Monday, May 20, 2013

"It's Okay to Not Like Reading"


Came across a post the other week called When Your Homeschooled Child Doesn't Like to Read. This was a good and challenging blog post for me to read. I often think about the possibility of my youngest daughter or future children falling into this category. How would I react given that my husband, myself, and my oldest daughter adore reading? How much pride do I put into reading = intelligence, reading = worth, reading = success that I am unwilling to admit? Would I harbor resentment? Would I be overbearing? The author says this about her friend Stacey's advice:
"Stacey’s words helped me realize that I harbor a prejudice against non-readers. And it’s silly. I can let her not like reading without interpreting it as a failure on my part or thinking she’s less intelligent. 
My daughter has other talents and passions that are equally as important as reading. Instead of harping on her distaste for reading, I need to invest in her love of art, music, and foreign language. (And I do!) I need to build her up as the creative, brilliant young woman that she is instead of worrying about reading as if it is the single factor of academic success."
Now if you go to the blog post (which I recommend you do) you will see that she does NOT let her daughter just not read just because she doesn't enjoy it (like my triple negative, there?). I think this is necessary even if your child is a slow reader or more auditory-inclined. Growing up, math and science were difficult for me, but that did not (and frankly should not) have given me a free pass on it. Work at your child's pace and modify, but don't give up! In the blog post, she describes her daughter as more of an auditory learner, so she is given audio books or is read to some for her classes. Her curriculum gets tailored to her which is a huge benefit of homeschooling, alleviating frustration that would most likely come in public or private school when she could not be accommodated well due to class size. However, it's not always a death sentence for those taught en masse. Many of the books I taught 9th, 10th, and 11th graders were available on CD at the local library and homework could be done by listening to the story and writing down thoughts and answers at home. Nowadays you can use an iPad, Kindle Fire, or audible.com. The physical book could be used for looking at key passages during class time. How I wish parents would encourage alternatives like audio books for their children rather than give up completely. Giving up on your child's experience with taking in information is not the way to go! 

Back to the original discussion of fueling passions and finding success beyond reading, it seems that I am never more awed and humbled than when I hear a college friend's original piano music. He's not much of a reader, but the creativity that comes out of his fingertips blows me away every time. He is on another plane when he gets going and articulates emotions that the most renown novelist couldn't touch. What if someone had said to him constantly, "Quit wasting your time playing that piano and read some Hemingway!" When I think back to my middle and high school days trying to play the flute, I see now that I didn't feel music like my college friend; that's not what I was passionate about. Hence why I have the ability to be an English teacher and he has the ability to compose movie soundtracks in his head and we can both appreciate each other's talents. God makes us wonderfully unique and as parents and friends we have to make room in our hearts and minds for that truth even when it frustrates us to do so.  

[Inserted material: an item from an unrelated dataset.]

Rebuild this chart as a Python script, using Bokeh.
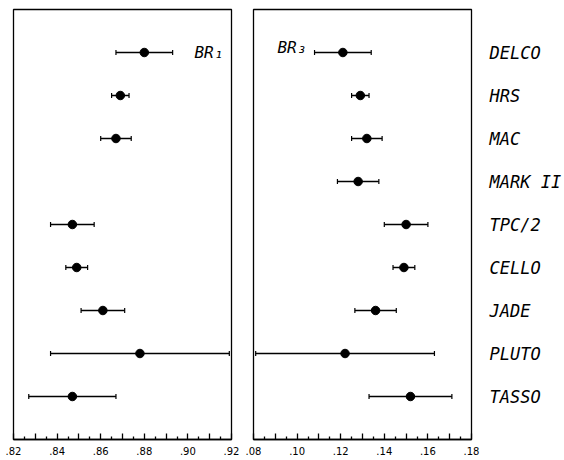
import math
from bokeh.plotting import figure
from bokeh.models import Range1d, FixedTicker, ColumnDataSource
from bokeh.layouts import row
from bokeh.core.properties import value
from bokeh.embed import file_html
from bokeh.resources import INLINE

nan = float("nan")

# ---- data ----
experiments = ["DELCO", "HRS", "MAC", "MARK II", "TPC/2", "CELLO", "JADE", "PLUTO", "TASSO"]
br1_values = [0.880, 0.869, 0.867, nan, 0.847, 0.849, 0.861, 0.878, 0.847]
br1_errors = [0.013, 0.004, 0.007, nan, 0.010, 0.005, 0.010, 0.041, 0.020]
br3_values = [0.121, 0.129, 0.132, 0.128, 0.150, 0.149, 0.136, 0.122, 0.152]
br3_errors = [0.013, 0.004, 0.007, 0.0095, 0.010, 0.005, 0.0095, 0.041, 0.019]

br1_ticks = [0.82, 0.83, 0.84, 0.85, 0.86, 0.87, 0.88, 0.89, 0.90, 0.91, 0.92]
br1_tick_labels = [".82", "", ".84", "", ".86", "", ".88", "", ".90", "", ".92"]
br1_minor = [0.825, 0.835, 0.845, 0.855, 0.865, 0.875, 0.885, 0.895, 0.905, 0.915]
br3_ticks = [0.08, 0.09, 0.10, 0.11, 0.12, 0.13, 0.14, 0.15, 0.16, 0.17, 0.18]
br3_tick_labels = [".08", "", ".10", "", ".12", "", ".14", "", ".16", "", ".18"]
br3_minor = [0.085, 0.095, 0.105, 0.115, 0.125, 0.135, 0.145, 0.155, 0.165, 0.175]

# row positions: experiment i sits on row i+1, top to bottom
rows = list(range(1, len(experiments) + 1))
y_range = Range1d(start=len(experiments) + 1, end=0)

FONT = "DejaVu Sans Mono"


def make_panel(vals, errs, xr, ticks, tick_labels, minor, label, label_x, label_dy,
               width, border_left, border_right, right_axis):
    p = figure(width=width, height=460, x_range=Range1d(*xr), y_range=y_range,
               output_backend="svg", toolbar_location=None,
               y_axis_location="right" if right_axis else None,
               min_border_left=border_left, min_border_right=border_right,
               min_border_top=9, min_border_bottom=21)
    p.xgrid.visible = False
    p.ygrid.visible = False
    p.outline_line_color = "black"
    p.outline_line_width = 1.3
    p.background_fill_color = "white"
    p.border_fill_color = "white"

    lo = [v - e for v, e in zip(vals, errs)]
    hi = [v + e for v, e in zip(vals, errs)]
    src = ColumnDataSource(dict(y=rows, v=vals, lo=lo, hi=hi))
    p.segment(x0="lo", y0="y", x1="hi", y1="y", source=src, line_color="black", line_width=1.3)
    p.scatter(x="lo", y="y", source=src, marker="dash", angle=math.pi / 2, size=5,
              line_color="black", line_width=1.2)
    p.scatter(x="hi", y="y", source=src, marker="dash", angle=math.pi / 2, size=5,
              line_color="black", line_width=1.2)
    p.scatter(x="v", y="y", source=src, marker="circle", size=8.5,
              fill_color="black", line_color="black")

    p.text(x=[label_x], y=[rows[0]], text=[label], text_font=value(FONT),
           text_font_style="italic", text_font_size="16px", text_color="black",
           text_align="left", text_baseline="middle", y_offset=label_dy)

    ax = p.xaxis[0]
    ax.ticker = FixedTicker(ticks=ticks, minor_ticks=minor)
    ax.major_label_overrides = {t: s for t, s in zip(ticks, tick_labels)}
    ax.major_tick_in = 6
    ax.major_tick_out = 0
    ax.minor_tick_in = 3
    ax.minor_tick_out = 0
    ax.major_tick_line_color = "black"
    ax.minor_tick_line_color = "black"
    ax.major_tick_line_width = 1.3
    ax.minor_tick_line_width = 1.3
    ax.axis_line_color = "black"
    ax.axis_line_width = 1.3
    ax.major_label_standoff = 7
    ax.major_label_text_font = "DejaVu Sans"
    ax.major_label_text_font_size = "10px"
    ax.major_label_text_color = "black"

    if right_axis:
        yax = p.yaxis[0]
        yax.ticker = FixedTicker(ticks=rows, minor_ticks=[])
        yax.major_label_overrides = {r: name for r, name in zip(rows, experiments)}
        yax.major_tick_line_color = None
        yax.minor_tick_line_color = None
        yax.axis_line_color = None
        yax.major_label_standoff = 12
        yax.major_label_text_font = FONT
        yax.major_label_text_font_style = "italic"
        yax.major_label_text_font_size = "17px"
        yax.major_label_text_color = "black"
    return p


p1 = make_panel(br1_values, br1_errors, (0.82, 0.92), br1_ticks, br1_tick_labels, br1_minor,
                "BR\u2081", 0.903, 0, 243, 13, 12, False)
p2 = make_panel(br3_values, br3_errors, (0.08, 0.18), br3_ticks, br3_tick_labels, br3_minor,
                "BR\u2083", 0.091, -5, 321, 10, 93, True)

layout = row(p1, p2)
open("out.html", "w").write(file_html(layout, INLINE))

The book I got for Mother's Day had some discussion from the author's father who said he biggest regret was going to college when he was so mechanically inclined. He wanted to go to trade school so badly, but he also felt he needed to please his mother by using his G.I. Bill and pursuing his education. It was a good reminder that this confusion of what constitutes "intelligence" and "success" has been going on long before I was born.  

Now, Justin and I are still very much in favor of our girls going to college (a discussion for another day) and reading is still VERY important in our house, but these thoughts about intelligence are certainly something to chew on and to give us pause in dealing with things more compassionately. The author of the blog post gives a very level-headed discussion on the topic that involves compromise on both parts (hers and her daughter) and a willingness to examine her own prejudices in regards to "non-readers".  
   
Have any of you seen these scenarios played out in your life or in the lives of others? How do you handle "non-reading" situations in your classroom or home?